In the elevator we meet a nice British family and ask them where we can go to get a nice local low cost meal?
They first suggest a local restaurant near the hotel on the left, but then decide the Pizza pallor is better on the left of the hotel across 6 lanes of traffic and a 5 minute walk. Rick opts for the Pizza “I am not eating that crap again tonight” and off we go.
This time we have our first traffic light to negotiate the busy street and cross in safety. We follow the directions and nothing. We stop into a hotel and ask for directions and it seems you cannot get there from here.
You have to go across the Pyramid Plaza to get there and it is closed at night or you can walk around and in 30 minutes you are there.

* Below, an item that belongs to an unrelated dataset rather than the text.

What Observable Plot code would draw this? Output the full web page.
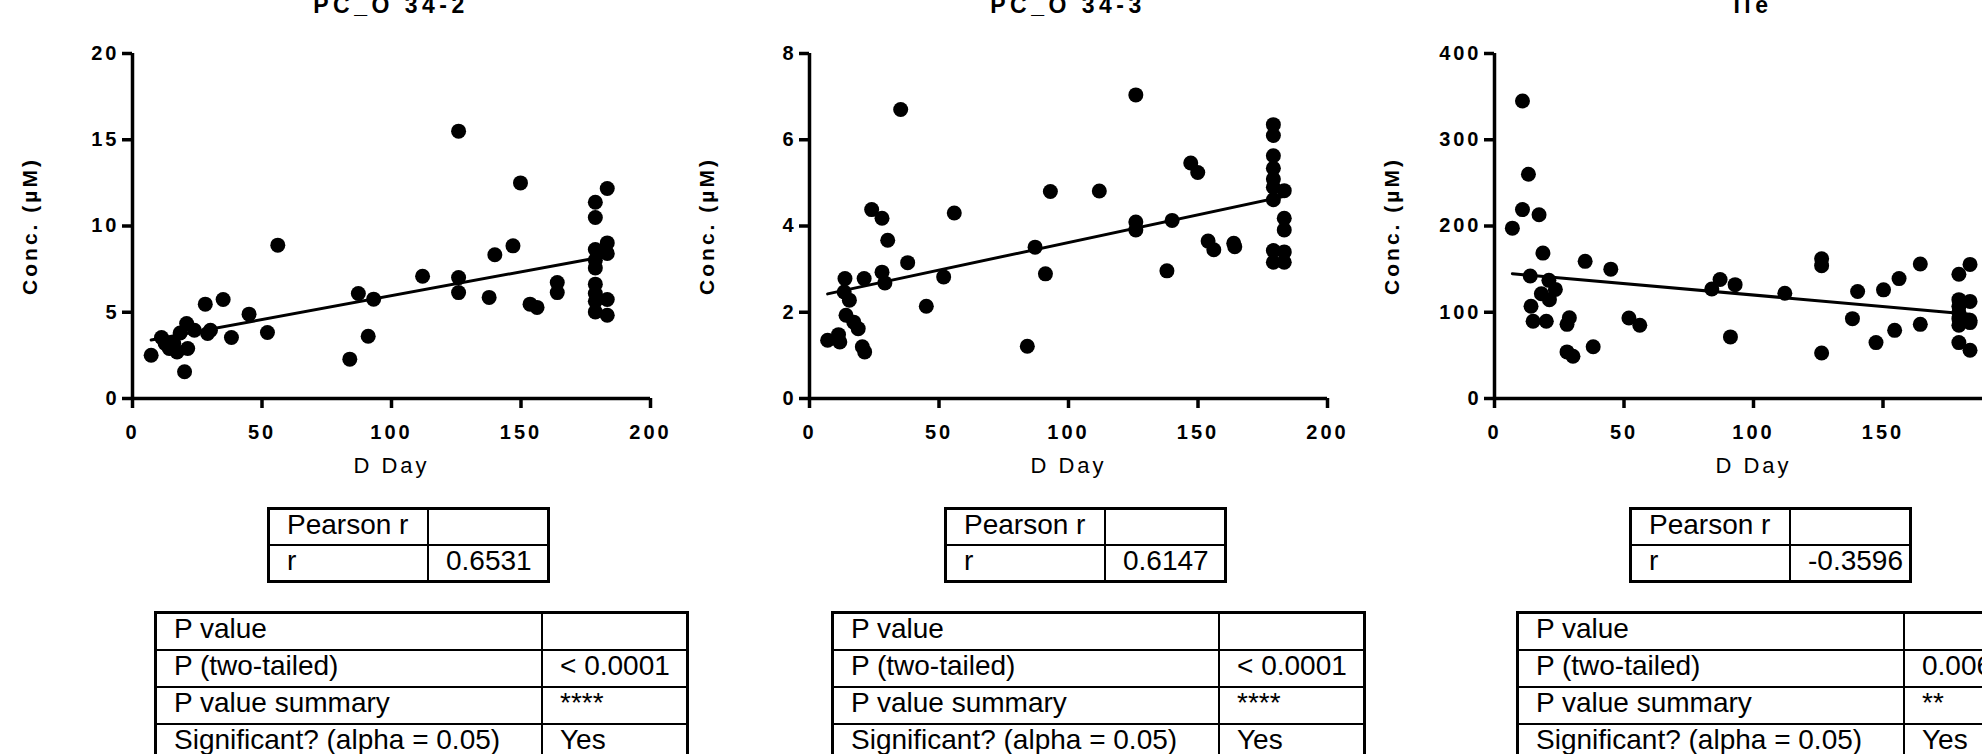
<!DOCTYPE html>
<html>
<head>
<meta charset="utf-8">
<script src="https://cdn.jsdelivr.net/npm/d3@7"></script>
<script src="https://cdn.jsdelivr.net/npm/@observablehq/plot@0.6"></script>
<style>
  html, body { margin: 0; padding: 0; background: #fff; }
  #root { position: relative; width: 1982px; height: 754px; overflow: hidden; background: #fff;
          font-family: "Liberation Sans", Arial, Helvetica, sans-serif; color: #000; }
  .panel { position: absolute; top: 0; width: 680px; height: 754px; }
  .panel svg { position: absolute; left: 0; top: 0; }
  .title { position: absolute; top: -6px; left: 132px; width: 518px; text-align: center;
           font-size: 23px; font-weight: bold; letter-spacing: 4.5px; line-height: 22px; white-space: nowrap; }
  .tbl { position: absolute; display: grid; background: #000; border: 3px solid #000; gap: 2px; }
  .tbl div { background: #fff; box-sizing: border-box; padding-left: 17px; font-size: 28px;
             line-height: 29px; white-space: nowrap; overflow: hidden; }
  .pearson { left: 267px; top: 507px; grid-template-columns: 157px 118px; grid-auto-rows: 34px; }
  .ptable { left: 154px; top: 611px; grid-template-columns: 384px 143px; grid-auto-rows: 35px; }
</style>
</head>
<body>
<div id="root"></div>
<script>
// ---------- data ----------
const titles = ["PC_O 34-2", "PC_O 34-3", "Ile"];
const yMax = [20, 8, 400];
const yTicks1 = [0, 5, 10, 15, 20];
const yTicks2 = [0, 2, 4, 6, 8];
const yTicks3 = [0, 100, 200, 300, 400];
const xTicks = [0, 50, 100, 150, 200];
const xLabel = "D Day";
const yLabel = "Conc. (\u00b5M)";

const day1 = [7.2, 11.2, 12.6, 14.2, 15.9, 17.2, 18.4, 20.1, 20.9, 21.3, 23.9, 28.1, 29.0, 30.1, 35.0, 38.2, 45.0, 52.1, 56.1,
  83.9, 87.2, 91.0, 93.1, 112.0, 125.9, 125.9, 125.9, 137.7, 139.9, 146.9, 149.8, 153.5, 156.2, 164.0, 164.0,
  178.7, 178.7, 178.7, 178.7, 178.7, 178.7, 178.7, 178.7, 178.7, 183.3, 183.3, 183.3, 183.3, 183.3];
const conc1 = [2.51, 3.54, 3.19, 2.9, 3.19, 2.7, 3.8, 1.55, 4.35, 2.9, 3.96, 5.47, 3.77, 3.96, 5.74, 3.54, 4.89, 3.83, 8.89,
  2.28, 6.09, 3.61, 5.76, 7.09, 15.5, 7.01, 6.14, 5.86, 8.33, 8.85, 12.5, 5.47, 5.28, 6.72, 6.14,
  11.38, 10.49, 8.64, 8.02, 7.57, 6.63, 6.09, 5.64, 5.02, 12.17, 9.02, 8.41, 5.74, 4.83];

const day2 = [7.0, 11.2, 11.7, 13.7, 13.4, 15.4, 14.1, 17.1, 18.8, 20.4, 21.3, 21.1, 24.0, 28.0, 30.2, 28.0, 29.1, 35.2, 37.9,
  45.1, 51.8, 55.9, 84.1, 87.1, 91.1, 93.0, 111.9, 126.0, 126.0, 126.0, 138.0, 140.0, 147.2, 149.9, 153.9, 156.1, 163.8, 164.2,
  179.1, 179.1, 179.1, 179.1, 179.1, 179.1, 179.1, 179.1, 179.1, 183.3, 183.3, 183.3, 183.3, 183.3];
const conc2 = [1.35, 1.48, 1.31, 2.78, 2.47, 2.28, 1.93, 1.77, 1.62, 1.20, 1.08, 2.78, 4.38, 4.18, 3.67, 2.93, 2.68, 6.70, 3.15,
  2.14, 2.82, 4.30, 1.21, 3.51, 2.89, 4.80, 4.81, 7.04, 4.09, 3.91, 2.96, 4.13, 5.46, 5.24, 3.65, 3.45, 3.60, 3.52,
  6.35, 6.10, 5.63, 5.34, 5.09, 4.90, 4.61, 3.43, 3.16, 4.82, 4.18, 3.91, 3.40, 3.16];

const day3 = [6.9, 10.8, 10.8, 13.1, 13.8, 14.1, 14.9, 17.2, 18.7, 18.1, 20.0, 21.0, 21.2, 23.5, 28.0, 28.9, 28.0, 30.3, 35.0,
  38.1, 44.9, 51.9, 56.1, 83.9, 87.1, 92.9, 91.1, 112.1, 126.3, 126.3, 126.3, 138.2, 140.2, 147.3, 150.2, 154.5, 156.2, 164.4, 164.4,
  179.3, 179.3, 179.3, 179.3, 179.3, 179.3, 179.3, 183.6, 183.6, 183.6, 183.6, 183.6];
const conc3 = [197.5, 345, 219, 260, 142, 107, 89.5, 213, 168.6, 121.5, 89.5, 137, 114.6, 126.5, 86, 93.7, 54, 49, 159,
  60, 150, 93.3, 85, 127, 138, 132, 71.4, 122, 162, 154, 52.8, 92.6, 124, 64.8, 126, 79, 139, 156, 86,
  144, 114.6, 107, 100, 92.6, 85, 64.8, 155.5, 112.6, 90.6, 88, 56];

const pearsonHead = ["Pearson r", ""];
const rLabel = "r";
const rValues = ["0.6531", "0.6147", "-0.3596"];
const pLabels = ["P value", "P (two-tailed)", "P value summary", "Significant? (alpha = 0.05)"];
const pTwoTailed = ["< 0.0001", "< 0.0001", "0.0061"];
const pSummary = ["****", "****", "**"];
const pSignificant = ["Yes", "Yes", "Yes"];

const days = [day1, day2, day3];
const concs = [conc1, conc2, conc3];
const yTicksAll = [yTicks1, yTicks2, yTicks3];
const panelLeft = [0, 677, 1362];

// ---------- build ----------
const root = document.getElementById("root");
const FONT = '"Liberation Sans", Arial, Helvetica, sans-serif';

for (let i = 0; i < 3; i++) {
  const data = days[i].map((d, k) => ({day: d, conc: concs[i][k]}));
  const panel = document.createElement("div");
  panel.className = "panel";
  panel.style.left = panelLeft[i] + "px";
  root.appendChild(panel);

  const svg = Plot.plot({
    width: 680, height: 480,
    marginLeft: 132, marginRight: 30, marginTop: 53, marginBottom: 82,
    x: {domain: [0, 200], label: null},
    y: {domain: [0, yMax[i]], label: null},
    marks: [
      Plot.ruleX([0], {stroke: "black", strokeWidth: 3.5}),
      Plot.ruleY([0], {stroke: "black", strokeWidth: 3.5}),
      Plot.axisX({ticks: xTicks, tickSize: 10, tickPadding: 16, strokeWidth: 3.5, label: null,
                  fontSize: 20, fontWeight: "bold", tickFormat: d => String(d)}),
      Plot.axisY({ticks: yTicksAll[i], tickSize: 10, tickPadding: 3, strokeWidth: 3.5, label: null,
                  fontSize: 20, fontWeight: "bold", tickFormat: d => String(d)}),
      Plot.linearRegressionY(data, {x: "day", y: "conc", stroke: "black", strokeWidth: 3, ci: 0}),
      Plot.dot(data, {x: "day", y: "conc", r: 7.5, fill: "black", stroke: null}),
      Plot.text([xLabel], {frameAnchor: "bottom", lineAnchor: "middle", textAnchor: "middle", dy: 67,
                           fontSize: 22, fontWeight: "normal", ariaLabel: "xlabel", fill: "black"}),
      Plot.text([yLabel], {frameAnchor: "left", lineAnchor: "middle", textAnchor: "middle", dx: -102, rotate: -90,
                           fontSize: 21, fontWeight: "bold", ariaLabel: "ylabel", fill: "black"})
    ]
  });
  svg.style.fontFamily = FONT;
  svg.style.fontSize = "20px";
  svg.style.fontWeight = "bold";
  svg.style.letterSpacing = "3px";
  svg.style.color = "black";
  svg.style.background = "transparent";
  svg.style.overflow = "visible";
  svg.style.maxWidth = "none";
  d3.select(svg).selectAll('g[aria-label="xlabel"]').style("letter-spacing", "4.5px");
  d3.select(svg).selectAll('g[aria-label="ylabel"]').style("letter-spacing", "4.5px");
  panel.appendChild(svg);

  const title = document.createElement("div");
  title.className = "title";
  title.textContent = titles[i];
  panel.appendChild(title);

  const pt = document.createElement("div");
  pt.className = "tbl pearson";
  [pearsonHead[0], pearsonHead[1], rLabel, rValues[i]].forEach(t => {
    const c = document.createElement("div"); c.textContent = t; pt.appendChild(c);
  });
  panel.appendChild(pt);

  const pv = document.createElement("div");
  pv.className = "tbl ptable";
  const vals = ["", pTwoTailed[i], pSummary[i], pSignificant[i]];
  pLabels.forEach((l, k) => {
    const a = document.createElement("div"); a.textContent = l; pv.appendChild(a);
    const b = document.createElement("div"); b.textContent = vals[k]; pv.appendChild(b);
  });
  panel.appendChild(pv);
}
</script>
</body>
</html>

Needless to say we head back to our starting point and off to the restaurants to the right!
Now it is nearly 8 PM, Rick is starving and cranky and HOT. Yup it is still 85 degrees and no breeze. We keep walking and who we come across but the owner of the lime green Fiat who, of course wants to drive us. We want to walk but he keeps following us and following us, badgering us to let him drive us because ‘the restaurant is too far to walk”
Finally he leaves us along only to be replaced by another Hawker who promises to walk us to another local restaurant. Damn there is no way to be left on your own in Cairo.
We try as politely as possible to brush him off but he keeps at it and finally after what seemed like an eternity we get to the restaurant. OK it looks clean, well lit and butt empty, not a sole is sitting anywhere.
We come in and are seated with a view of the pyramids. Well if you have x-ray eyes and can see in pitch blackness you have a g at view of the pyramids.
The restaurant serves local Egyptian fare such as fish and meat. There is no menu, first mistake, and no prices, second mistake. Now my stomach is grumbling but is it hunger or the Tea? Only time will tell and I order the Chicken and beef plate which Rick orders a beef sandwich.
Now it gets serious. Our waiter is old but gentlemanly and VERY attentive. He folds your napkin, serves your rolls, pours your drink and is basically a pest of the first degree. Since we are the only ones in the restaurant we get ultimate attention.
Out comes hummus, falafel, beets, and various assorted dishes each more delicious than the last. We have no idea what this is going to cost but here we are eating anyway.
Out comes the main course which was good, filling and well served by the mister attentive waiter. Then, without request, comes a delicious plate of desserts and we are asked if we want coffee.
Amazing food actually, but what will this cost? The answer soon comes as does the coffee 190 pounds ($38). A tip of 20 pounds ($5) and we have a fabulous meal for under $42.
So we walk back to the hotel, are accosted by new hawkers and head to bed. What a first day in Cairo.